The golden rule of burning a good quality audio CD is to NEVER burn at high speed. The higher the speed, the more likely you are to introduce errors. In fact, most CD manufacturing places that deal with CD-Rs require you to burn your master copy at 1x. Errors can be quite common on CD burners, I have at least 4 CD-R drinks coasters around the house. I suggest burning your master copies at 1x and listening copies at 2x or a little higher if you want to ensure good sound quality.

If you're copying directly from one CD to another (ie not making a copy to your hard drive first) you should check the capabilities of your drives. The source drive should be capable of reading twice as fast as the destination drive is writing. (Eg I set my CD-ROM to read at 9x and my CD-RW to burn at 4x). I don't recommend doing direct CD-CD copies, it's much more reliable to copy to your hard drive first.

You should also check that your CD-ROM is capable of ripping audio CDs by burning a few tracks as .WAV files and listening to them on your computer. If you hear lots of clicks and scratches, you may have a problem. Some CD-ROMs aren't very reliable when ripping audio, especially at high speed. If you get lots of clicking sounds try ripping at 1x, and if you still have problems look for a "Jitter Correction" setting in your CD ripping software. This should fix the problem. If you *still* have problems, get a new CD-ROM drive, they're about $US20 now.

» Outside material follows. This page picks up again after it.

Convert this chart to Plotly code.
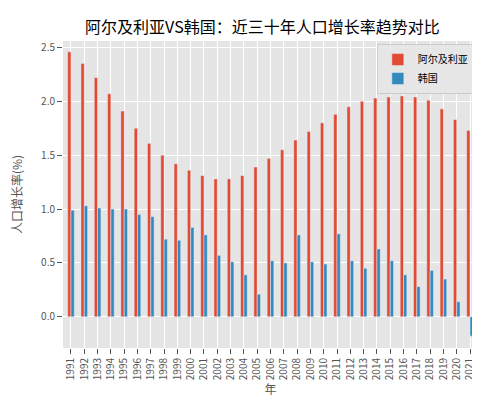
import plotly.graph_objects as go

years = [str(y) for y in range(1991, 2022)]
algeria = [2.46, 2.35, 2.22, 2.07, 1.91, 1.75, 1.61, 1.50, 1.42, 1.36, 1.31, 1.28, 1.28, 1.31, 1.39, 1.47,
           1.55, 1.64, 1.72, 1.80, 1.88, 1.95, 2.00, 2.03, 2.04, 2.05, 2.04, 2.01, 1.93, 1.83, 1.73]
korea = [0.99, 1.03, 1.01, 1.00, 1.00, 0.95, 0.93, 0.72, 0.71, 0.83, 0.76, 0.57, 0.51, 0.39, 0.21, 0.52,
         0.50, 0.76, 0.51, 0.49, 0.77, 0.52, 0.45, 0.63, 0.52, 0.39, 0.28, 0.43, 0.35, 0.14, -0.18]

fig = go.Figure([
    go.Bar(x=years, y=algeria, name='阿尔及利亚', marker_color='#E24A33'),
    go.Bar(x=years, y=korea, name='韩国', marker_color='#348ABD'),
])
fig.update_layout(
    width=480, height=400, barmode='group', bargap=0.5, bargroupgap=0,
    font=dict(family='Noto Sans CJK SC', size=10, color='#555'),
    title=dict(text='阿尔及利亚VS韩国：近三十年人口增长率趋势对比', x=0.53, y=0.965,
               font=dict(size=16, color='black')),
    paper_bgcolor='white', plot_bgcolor='#E5E5E5',
    margin=dict(l=50, r=10, t=33, b=60),
    legend=dict(x=0.99, y=0.99, xanchor='right', bgcolor='rgba(229,229,229,0.9)',
                bordercolor='#ccc', borderwidth=1, font=dict(size=10, color='black'),
                itemwidth=30, tracegroupgap=0),
    xaxis=dict(title=dict(text='年', font=dict(size=12), standoff=2), tickangle=-90,
               range=[-0.6, 30.6], showgrid=True, gridcolor='white',
               ticks='outside', tickcolor='#555'),
    yaxis=dict(title=dict(text='人口增长率(%)', font=dict(size=12)), range=[-0.29, 2.56],
               dtick=0.5, tickformat='.1f', gridcolor='white', zeroline=False,
               ticks='outside', tickcolor='#555'),
)
fig.write_html("out.html")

Lastly, it's possible that you've bought one of the brand new copy-protected CDs that are designed to sound horrible when copied. If so, it doesn't matter what hardware you use to copy it, the CD has been designed to confuse your hardware so it can't make a digital copy. In this case there's not much you can do, although you could try taking the CD back to the place of purchase and demanding a refund.

I'm not sure if this solves your problem, but I hope it helps!
- Kohan

(Posted by Kohan on August 28, 2002 02:09 PM)

Pete says:

I've noticed that copied CDs sound "brighter", and also lack bass. It took my writer about 5 minutes to copy from my CDROM drive to my Philips Rewriter, I'll have to check if it can be slowed down to x1.